Mudanças na legislação contribuíram para que os efeitos desse processo fossem um pouco reduzidos. Uma delas foi a aprovação das emendas impositivas, as que são obrigatoriamente pagas. Com o mecanismo, não é mais possível ao governo decidir se pagará ou não uma demanda de um parlamentar.
“Antes disso, o governo esperava o fim do ano para ver como pagar os parlamentares. E decidia de acordo com o comportamento do parlamentar nas votações. Se tivesse votado muito com o governo, recebia mais emendas; se tivesse votado pouco, podia até ficar sem nada”, lembrou o senador Marcelo Castro, que tem mandato no Congresso Nacional desde 1999 e avalia que o quadro se repetiu durante as diferentes gestões presidenciais que testemunhou.
Mas a ascensão das emendas de relator modificou o quadro e trouxe distorções.
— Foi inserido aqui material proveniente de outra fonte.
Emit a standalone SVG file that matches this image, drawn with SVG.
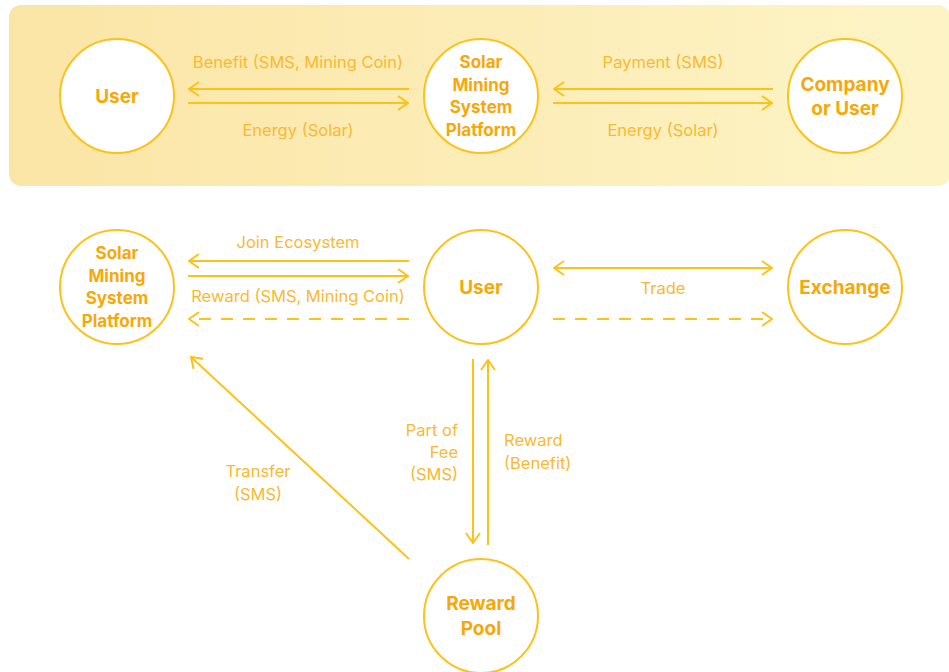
<svg xmlns="http://www.w3.org/2000/svg" width="949" height="672" viewBox="0 0 949 672">
<defs>
<linearGradient id="bg" x1="0" y1="0" x2="1" y2="0">
<stop offset="0" stop-color="#fbe5a6"/>
<stop offset="1" stop-color="#fdf4c6"/>
</linearGradient>
<marker id="ah" viewBox="0 0 12 16" refX="11" refY="8" markerWidth="12" markerHeight="16" markerUnits="userSpaceOnUse" orient="auto-start-reverse">
<path d="M1,1 L11,8 L1,15" fill="none" stroke="#fcc21c" stroke-width="2"/>
</marker>
<style>
.node circle{fill:#fff;stroke:#fcc21c;stroke-width:2}
.nt{font-family:Inter,"Liberation Sans",sans-serif;font-weight:700;fill:#f7a808;text-anchor:middle}
.lb{font-family:Inter,"Liberation Sans",sans-serif;font-size:16.5px;fill:#f9b933}
.ln{fill:none;stroke:#fcc21c;stroke-width:2}
.dash{stroke-dasharray:12 10}
</style>
</defs>
<rect x="9" y="5" width="941" height="181" rx="12" fill="url(#bg)"/>

<g id="connectors">
<path class="ln" d="M409,89 H189" marker-end="url(#ah)"/>
<path class="ln" d="M188,103 H408" marker-end="url(#ah)"/>
<path class="ln" d="M773,89 H554" marker-end="url(#ah)"/>
<path class="ln" d="M553,103 H772" marker-end="url(#ah)"/>
<path class="ln" d="M409,261 H189" marker-end="url(#ah)"/>
<path class="ln" d="M188,276 H408" marker-end="url(#ah)"/>
<path class="ln dash" d="M409,319 H189" marker-end="url(#ah)"/>
<path class="ln" d="M554,268 H772" marker-start="url(#ah)" marker-end="url(#ah)"/>
<path class="ln dash" d="M553,319 H772" marker-end="url(#ah)"/>
<path class="ln" d="M473,359 V543" marker-end="url(#ah)"/>
<path class="ln" d="M488,545 V360" marker-end="url(#ah)"/>
<path class="ln" d="M409,559 L191,357" marker-end="url(#ah)"/>
<text class="lb" x="298" y="68" text-anchor="middle">Benefit (SMS, Mining Coin)</text>
<text class="lb" x="298" y="136" text-anchor="middle">Energy (Solar)</text>
<text class="lb" x="663" y="68" text-anchor="middle">Payment (SMS)</text>
<text class="lb" x="663" y="136" text-anchor="middle">Energy (Solar)</text>
<text class="lb" x="298" y="248" text-anchor="middle">Join Ecosystem</text>
<text class="lb" x="298" y="302" text-anchor="middle">Reward (SMS, Mining Coin)</text>
<text class="lb" x="663" y="294" text-anchor="middle">Trade</text>
<text class="lb" text-anchor="end"><tspan x="458" y="436">Part of</tspan><tspan x="458" y="458">Fee</tspan><tspan x="458" y="480">(SMS)</tspan></text>
<text class="lb"><tspan x="504" y="446">Reward</tspan><tspan x="504" y="469">(Benefit)</tspan></text>
<text class="lb" text-anchor="middle"><tspan x="258" y="477">Transfer</tspan><tspan x="258" y="500">(SMS)</tspan></text>
</g>

<g id="top-user" class="node"><circle cx="117" cy="96" r="57"/><text class="nt" x="117" y="103" font-size="19">User</text></g>
<g id="top-platform" class="node"><circle cx="481" cy="96" r="57"/><text class="nt" font-size="17"><tspan x="481" y="68">Solar</tspan><tspan x="481" y="90.5">Mining</tspan><tspan x="481" y="113">System</tspan><tspan x="481" y="135.5">Platform</tspan></text></g>
<g id="top-company" class="node"><circle cx="845" cy="96" r="57"/><text class="nt" font-size="19"><tspan x="845" y="91">Company</tspan><tspan x="845" y="115">or User</tspan></text></g>

<g id="platform" class="node"><circle cx="117" cy="287" r="57"/><text class="nt" font-size="17"><tspan x="117" y="259">Solar</tspan><tspan x="117" y="281.5">Mining</tspan><tspan x="117" y="304">System</tspan><tspan x="117" y="326.5">Platform</tspan></text></g>
<g id="user" class="node"><circle cx="481" cy="287" r="57"/><text class="nt" x="481" y="294" font-size="19">User</text></g>
<g id="exchange" class="node"><circle cx="845" cy="287" r="57"/><text class="nt" x="845" y="294" font-size="19">Exchange</text></g>
<g id="reward-pool" class="node"><circle cx="481" cy="616" r="57"/><text class="nt" font-size="19"><tspan x="481" y="610">Reward</tspan><tspan x="481" y="635">Pool</tspan></text></g>
</svg>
Na avaliação de Gonzaga Patriota, hoje há parlamentares que anunciam ter direito a emendas que não se replicam aos demais congressistas. “É o tipo de quadro que atrapalha os que trabalham com seriedade”, disse.
O valor das emendas de relator previsto para 2021 é de R$ 16,9 bilhões. Segundo a ONG Contas Abertas, o montante é sete vezes maior do que todo o orçamento do Ministério do Meio Ambiente, duas vezes maior do que todos os recursos destinados ao Ministério da Ciência e Tecnologia, maior do que o previsto para os Ministérios da Infraestrutura e o de Minas e Energia, além de equivalente ao orçamento do Ministério da Justiça e Segurança Pública.
O secretário-geral da ONG compara as elevadas cifras com a falta de transparência que envolvem as RP-9. Segundo Castello Branco, ainda não há resposta para três questões: “quais são os critérios de seleção dos parlamentares contemplados? Como são distribuídos os valores entre eles? Quem são os verdadeiros autores das emendas de relator?”.